I agree that, in your examples, in Node and in Python, if an exception is thrown, your items are in an undetermined state.
But I have two objections/questions:
1/ If the list of items is a shared global state, I agree that this state is corrupted and the best strategy is probably to restart process. But in most applications, you don't have a lot of shared global state, and the code managing it is usually well reviewed. On the contrary, if the corrupted data is attached the current request, then there is no problem with catching the error in a domain, returning an HTTP 500 response, and return to the event loop. Do you agree? This is what Tornado do by default. Let's say the code managing global state is very short and easy to review.

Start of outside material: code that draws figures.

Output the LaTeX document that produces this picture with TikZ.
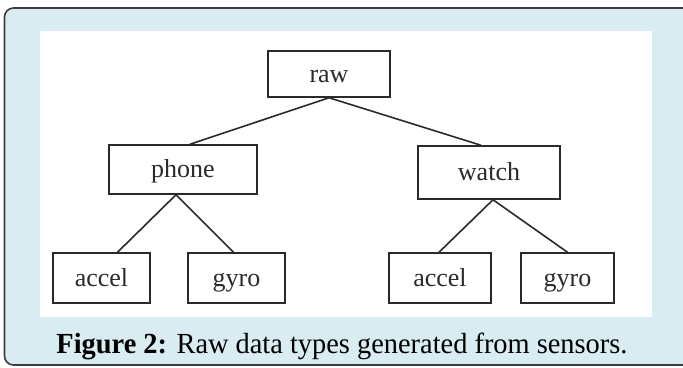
\documentclass[tikz,border=0pt]{standalone}
\usepackage{fontspec}
\setmainfont{Liberation Serif}
\definecolor{panelblue}{HTML}{D8ECF1}
\definecolor{framegray}{HTML}{3C3C3C}
\definecolor{inkgray}{HTML}{2A2A2A}
\begin{document}
\begin{tikzpicture}[x=1pt,y=-1pt,
  treebox/.style={draw=inkgray, line width=1.5pt, fill=white, inner sep=0pt,
    text height=16pt, text depth=0pt,
    font=\fontsize{26}{28}\selectfont, text=inkgray},
  edge/.style={draw=inkgray, line width=1.6pt}]
\useasboundingbox (0,0) rectangle (683,367);
% outer frame
\draw[framegray, line width=1.6pt, fill=panelblue, rounded corners=9pt]
  (695,8) -- (4.5,8) -- (4.5,365) -- (695,365);
% white panel
\fill[white] (40,31) rectangle (652,317);
% nodes
\node[treebox, minimum width=122pt, minimum height=46pt] (raw) at (329,74) {raw};
\node[treebox, minimum width=148pt, minimum height=49pt] (phone) at (183,169.5) {phone};
\node[treebox, minimum width=142pt, minimum height=53pt] (watch) at (489,172.5) {watch};
\node[treebox, minimum width=97pt, minimum height=50pt] (acc1) at (101.5,278) {accel};
\node[treebox, minimum width=97pt, minimum height=50pt] (gyr1) at (236.5,278) {gyro};
\node[treebox, minimum width=102pt, minimum height=50pt] (acc2) at (440,278) {accel};
\node[treebox, minimum width=93pt, minimum height=50pt] (gyr2) at (567.5,278) {gyro};
% connectors
\draw[edge] (raw.south) -- ([xshift=7pt]phone.north);
\draw[edge] (raw.south) -- ([xshift=-8pt]watch.north);
\draw[edge] ([xshift=-7pt]phone.south) -- ([xshift=16pt]acc1.north);
\draw[edge] ([xshift=-7pt]phone.south) -- ([xshift=-3pt]gyr1.north);
\draw[edge] ([xshift=4pt]watch.south) -- ([xshift=-1pt]acc2.north);
\draw[edge] ([xshift=4pt]watch.south) -- (gyr2.north);
% caption
\node[anchor=base, inner sep=0pt] (cap) at (342,353)
  {\resizebox{571pt}{20.5pt}{\fontsize{22}{26}\selectfont\textbf{Figure 2:} Raw data types generated from sensors.}};
\end{tikzpicture}
\end{document}
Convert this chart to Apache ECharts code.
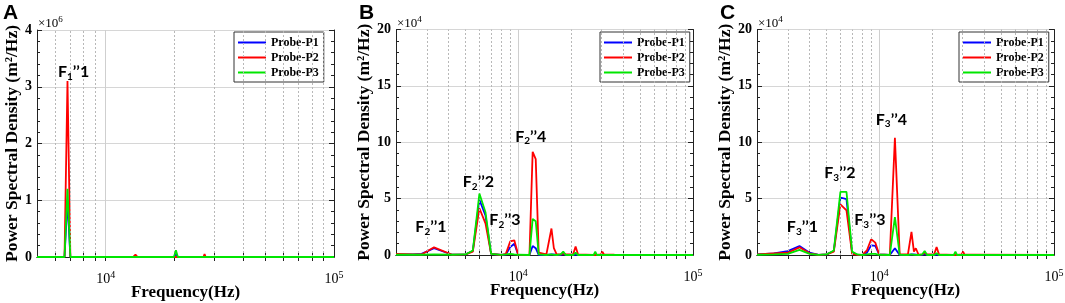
<!DOCTYPE html>
<html>
<head>
<meta charset="utf-8">
<script src="https://cdn.jsdelivr.net/npm/echarts@6/dist/echarts.min.js"></script>
<style>
  html, body { margin: 0; padding: 0; background: #fff; }
  #psd { width: 1065px; height: 303px; }
</style>
</head>
<body>
<div id="psd"></div>
<script>
// ---- panel A (values x10^6 m^2/Hz) ----
const freqA = [5000, 6600, 6800, 7000, 13200, 13500, 13800, 19900, 20300, 20700, 26800, 27100, 27400, 100000]
const probe1A = [0, 0, 1.0, 0, 0, 0, 0, 0, 0.05, 0, 0, 0, 0, 0]
const probe2A = [0, 0, 3.1, 0, 0, 0.04, 0, 0, 0.03, 0, 0, 0.05, 0, 0]
const probe3A = [0, 0, 1.2, 0, 0, 0, 0, 0, 0.12, 0, 0, 0.01, 0, 0]

// ---- panel B (values x10^4 m^2/Hz) ----
const freqB = [2000, 2500, 2800, 3300, 4200, 5000, 5500, 6000, 6500, 7000, 8000, 8500, 9000, 9500, 10000,
  11600, 12100, 12600, 13100, 14500, 15500, 16000, 16600, 17500, 18100, 18700, 20600, 21300, 22000,
  27000, 27600, 28200, 29700, 30300, 31000, 32800, 33400, 34000, 35500, 36200, 37000, 100000]
const probe1B = [0.05, 0.05, 0.1, 0.6, 0.02, 0.05, 0.35, 4.9, 3.5, 0.1, 0, 0.05, 0.7, 1.0, 0.02,
  0, 0.8, 0.6, 0.02, 0, 0.05, 0.05, 0, 0, 0.1, 0, 0, 0.05, 0,
  0, 0.05, 0, 0, 0, 0, 0, 0, 0, 0, 0, 0, 0]
const probe2B = [0.1, 0.05, 0.05, 0.68, 0.02, 0.05, 0.3, 4.15, 2.8, 0.1, 0, 0.1, 1.2, 1.3, 0.02,
  0, 9.15, 8.5, 0.2, 0.05, 2.35, 0.6, 0.05, 0.05, 0.15, 0.05, 0.05, 0.75, 0.05,
  0, 0.1, 0, 0.05, 0.3, 0.02, 0.02, 0.15, 0.02, 0.02, 0.1, 0, 0]
const probe3B = [0.02, 0.02, 0.02, 0.05, 0.02, 0.05, 0.4, 5.45, 3.8, 0.1, 0.02, 0.05, 0.1, 0.05, 0.02,
  0, 3.2, 3.0, 0.05, 0, 0.05, 0.02, 0, 0.05, 0.3, 0, 0, 0.2, 0,
  0, 0.3, 0, 0, 0.02, 0, 0, 0, 0, 0, 0, 0, 0]

// ---- panel C (values x10^4 m^2/Hz) ----
const freqC = [2000, 2500, 3000, 3500, 4000, 4500, 5000, 5500, 6000, 6500, 7000, 7500, 8000, 8500, 9000, 9500, 10000,
  11500, 12300, 13100, 14600, 15300, 15800, 16200, 16800, 17600, 18200, 18800, 20600, 21300, 22000,
  26700, 27300, 27900, 29600, 30200, 30800, 32800, 33400, 34000, 100000]
const probe1C = [0.05, 0.15, 0.35, 0.8, 0.2, 0.02, 0.05, 0.35, 5.1, 4.95, 0.2, 0.02, 0, 0.2, 0.85, 0.8, 0.05,
  0, 0.6, 0, 0, 0.05, 0.05, 0, 0, 0, 0.1, 0, 0, 0.05, 0,
  0, 0.05, 0, 0, 0, 0, 0, 0, 0, 0]
const probe2C = [0.05, 0.15, 0.2, 0.68, 0.15, 0.02, 0.05, 0.3, 4.5, 3.95, 0.1, 0.02, 0, 0.4, 1.4, 1.1, 0.05,
  0, 10.4, 0.05, 0.05, 2.05, 0.3, 0.6, 0.02, 0.05, 0.2, 0.05, 0.05, 0.7, 0.05,
  0, 0.1, 0, 0.05, 0.3, 0.02, 0.02, 0.12, 0.02, 0]
const probe3C = [0.02, 0.05, 0.1, 0.45, 0.1, 0.02, 0.05, 0.4, 5.6, 5.6, 0.3, 0.05, 0, 0.05, 0.1, 0.1, 0.02,
  0, 3.35, 0.02, 0, 0.05, 0.02, 0.02, 0, 0.05, 0.35, 0, 0, 0.15, 0,
  0, 0.3, 0, 0, 0.02, 0, 0, 0, 0, 0]

// peak annotations: [freq, value, subscript, peak no.]
const notesA = [[7230, 3.26, '1', '1']]
const notesB = [[3170, 2.49, '2', '1'], [5920, 6.49, '2', '2'], [8400, 3.11, '2', '3'], [11800, 10.5, '2', '4']]
const notesC = [[3640, 2.49, '3', '1'], [5960, 7.29, '3', '2'], [8850, 3.11, '3', '3'], [11740, 12.0, '3', '4']]

// x tick / dotted grid positions
const xTicksA = [6000, 7000, 8000, 9000, 10000, 20000, 30000, 40000, 50000, 60000, 70000, 80000, 90000]
const xTicksBC = [3000, 4000, 5000, 6000, 7000, 8000, 9000, 10000, 20000, 30000, 40000, 50000, 60000, 70000, 80000, 90000]
const xLabels = [10000, 100000]

const probeNames = ['Probe-P1', 'Probe-P2', 'Probe-P3']
const probeColors = ['#0000ff', '#ff0000', '#00e600']

const panels = [
  { tag: 'A', left: 37, top: 30, width: 297, height: 227, xMin: 5000, yMax: 4, yStep: 1, exp: '6',
    freq: freqA, vals: [probe1A, probe2A, probe3A], notes: notesA, ticks: xTicksA, legendLeft: 234 },
  { tag: 'B', left: 396, top: 29.5, width: 297, height: 225.5, xMin: 2000, yMax: 20, yStep: 5, exp: '4',
    freq: freqB, vals: [probe1B, probe2B, probe3B], notes: notesB, ticks: xTicksBC, legendLeft: 600 },
  { tag: 'C', left: 757, top: 29.5, width: 297, height: 225.5, xMin: 2000, yMax: 20, yStep: 5, exp: '4',
    freq: freqC, vals: [probe1C, probe2C, probe3C], notes: notesC, ticks: xTicksBC, legendLeft: 959 }
]

const serif = 'Liberation Serif'
const frame = '#222'

const grid = []
const xAxis = []
const yAxis = []
const series = []
const legend = []
const graphic = []

panels.forEach((p, i) => {
  grid.push({ left: p.left, top: p.top, width: p.width, height: p.height, outerBoundsMode: 'none', containLabel: false })

  // bottom x axis
  xAxis.push({
    type: 'log', logBase: 10, gridIndex: i, min: p.xMin, max: 100000,
    name: 'Frequency(Hz)', nameLocation: 'middle', nameGap: 27, nameMoveOverlap: false,
    nameTextStyle: { fontFamily: serif, fontWeight: 'bold', fontSize: 17, color: '#000' },
    axisLine: { lineStyle: { color: frame, width: 1 } },
    axisTick: { inside: true, length: 4, customValues: p.ticks, lineStyle: { color: frame } },
    axisLabel: {
      customValues: xLabels, margin: 13, color: '#000', fontFamily: serif, fontSize: 14,
      formatter: v => '10{sup|' + Math.round(Math.log10(v)) + '}',
      rich: { sup: { fontSize: 10, fontFamily: serif, padding: [0, 0, 9, 0] } }
    },
    splitLine: { show: false }
  })

  // left y axis
  yAxis.push({
    type: 'value', gridIndex: i, min: 0, max: p.yMax, interval: p.yStep,
    name: 'Power Spectral Density (m²/Hz)', nameLocation: 'middle', nameGap: 16,
    nameTextStyle: { fontFamily: serif, fontWeight: 'bold', fontSize: 17.5, color: '#000' },
    axisLine: { show: true, lineStyle: { color: frame, width: 1 } },
    axisTick: { show: true, inside: true, length: 5, lineStyle: { color: frame } },
    minorTick: { show: true, splitNumber: 5, length: 3, lineStyle: { color: frame } },
    axisLabel: { margin: 5, color: '#000', fontFamily: serif, fontWeight: 'bold', fontSize: 14 },
    splitLine: { show: true, lineStyle: { color: '#d6d6d6', width: 1 } }
  })

  // multiplier + panel tag
  graphic.push({
    type: 'text', left: p.left + 1, top: 15,
    style: {
      text: '×10{s|' + p.exp + '}', fontFamily: serif, fontSize: 13, fill: '#000',
      rich: { s: { fontSize: 9, fontFamily: serif, padding: [0, 0, 8, 0] } }
    }
  })
  graphic.push({
    type: 'text', left: p.left - 34 + (i === 0 ? 0 : -3), top: 3,
    style: { text: p.tag, fontFamily: 'Liberation Sans', fontWeight: 'bold', fontSize: 21, fill: '#000' }
  })

  // legend for this panel
  legend.push({
    data: probeNames, orient: 'vertical', left: p.legendLeft, top: 32,
    backgroundColor: '#fff', borderColor: '#333', borderWidth: 1, borderRadius: 0,
    padding: [4, 5, 3, 4], itemGap: 2, itemWidth: 28, itemHeight: 2, icon: 'rect',
    selectedMode: false,
    textStyle: { fontFamily: serif, fontWeight: 'bold', fontSize: 12, lineHeight: 13, color: '#000' }
  })
})

// top x axes and right y axes (box with inward ticks)
panels.forEach((p, i) => {
  xAxis.push({
    type: 'log', logBase: 10, gridIndex: i, position: 'top', min: p.xMin, max: 100000,
    axisLine: { lineStyle: { color: frame, width: 1 } },
    axisTick: { inside: true, length: 4, customValues: p.ticks, lineStyle: { color: frame } },
    axisLabel: { show: false },
    splitLine: { show: false }
  })
  yAxis.push({
    type: 'value', gridIndex: i, position: 'right', min: 0, max: p.yMax, interval: p.yStep,
    axisLine: { show: true, lineStyle: { color: frame, width: 1 } },
    axisTick: { show: true, inside: true, length: 5, lineStyle: { color: frame } },
    minorTick: { show: true, splitNumber: 5, length: 3, lineStyle: { color: frame } },
    axisLabel: { show: false },
    splitLine: { show: false }
  })
})

panels.forEach((p, i) => {
  // vertical grid lines: solid at decades, dotted in between
  series.push({
    name: 'grid' + i, type: 'line', xAxisIndex: i, yAxisIndex: i, data: [], z: 1, silent: true,
    markLine: {
      silent: true, symbol: 'none', label: { show: false }, animation: false,
      lineStyle: { type: [2, 2], color: '#b8b8b8', width: 1 },
      data: p.ticks.map(v => v === 10000
        ? { xAxis: v, lineStyle: { type: 'solid', color: '#cfcfcf', width: 1 } }
        : { xAxis: v })
    }
  })

  p.vals.forEach((vals, k) => {
    const s = {
      name: probeNames[k], type: 'line', xAxisIndex: i, yAxisIndex: i, z: 3 + k,
      data: p.freq.map((f, j) => [f, vals[j]]),
      showSymbol: false, symbol: 'none', animation: false,
      lineStyle: { color: probeColors[k], width: 1.8 },
      itemStyle: { color: probeColors[k] }
    }
    if (k === 2) {
      s.markPoint = {
        symbol: 'circle', symbolSize: 1, itemStyle: { color: 'rgba(0,0,0,0)' }, animation: false,
        label: {
          show: true, position: 'inside', color: '#000', formatter: m => m.name,
          rich: {
            f: { fontFamily: 'Lato', fontWeight: 'bold', fontSize: 16, color: '#000' },
            s: { fontFamily: 'Lato', fontWeight: 'bold', fontSize: 10, color: '#000', padding: [9, 0, 0, 0] }
          }
        },
        data: p.notes.map(n => ({
          coord: [n[0], n[1]],
          name: '{f|F}{s|' + n[2] + '}{f|\u2019\u2019' + n[3] + '}'
        }))
      }
    }
    series.push(s)
  })
})

const chart = echarts.init(document.getElementById('psd'))
chart.setOption({
  backgroundColor: '#fff',
  animation: false,
  grid: grid,
  xAxis: xAxis,
  yAxis: yAxis,
  legend: legend,
  graphic: graphic,
  series: series
})
window.onresize = () => {
  chart.resize()
}
</script>
</body>
</html>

In that case, most bugs will happen in the code manipulating data attached to the current request. In that context, if an error happens, it's perfectly ok to go on with serving the next request.
2/ Your reasoning is, as I understand it: if there is an unexpected error, then the application state may be corrupted, then we have to restart the process. It tends to suggest that "unexpected error" equals "corrupted state", which justifies the "restart process" strategy. But it's perfectly possible to have some bad behaving code that silently corrupt the application state without raising any exception. By that, I mean that restarting process guarantee by no means a clean state. We can make a distinction between three kinds of errors:
a) Unexpected errors that corrupt only the request state -> They are caught by the domain which can safely clean the request and response data and return to the event loop.
b) Unexpected errors that corrupt the global state and raise an exception -> They are caught by the domain and I agree that, in this situation, restarting the process is the best option.
c) Unexpected errors that *silently* corrupt global state without raising anything -> They cannot be caught by the domain error handler.
It is very difficult, maybe almost impossible, to distinguish (a) and (b) in the domain error handler. Because of this, the current official advice is to restart Node.js process, which is the best error handling strategy for the (b) case. But the best strategy for the (a) case is to just clean the request and response data, and go on.
I would agree that restarting the process is the best strategy if it would enable us to remove all problems with global state. But it's not. I think that a lot of bugs with global state, maybe most, are silent and do not raise any exception (this is my (c) case). Because of this, restarting the process is just a bandage to fix a small part of global state issues.
We are making the most important cause of errors, the (a) case, very difficult to recover from, just to incompletely fix some issues with global states in the (b) case.
Do you agree with some part of the above reasoning?
Cheers,
Nicolas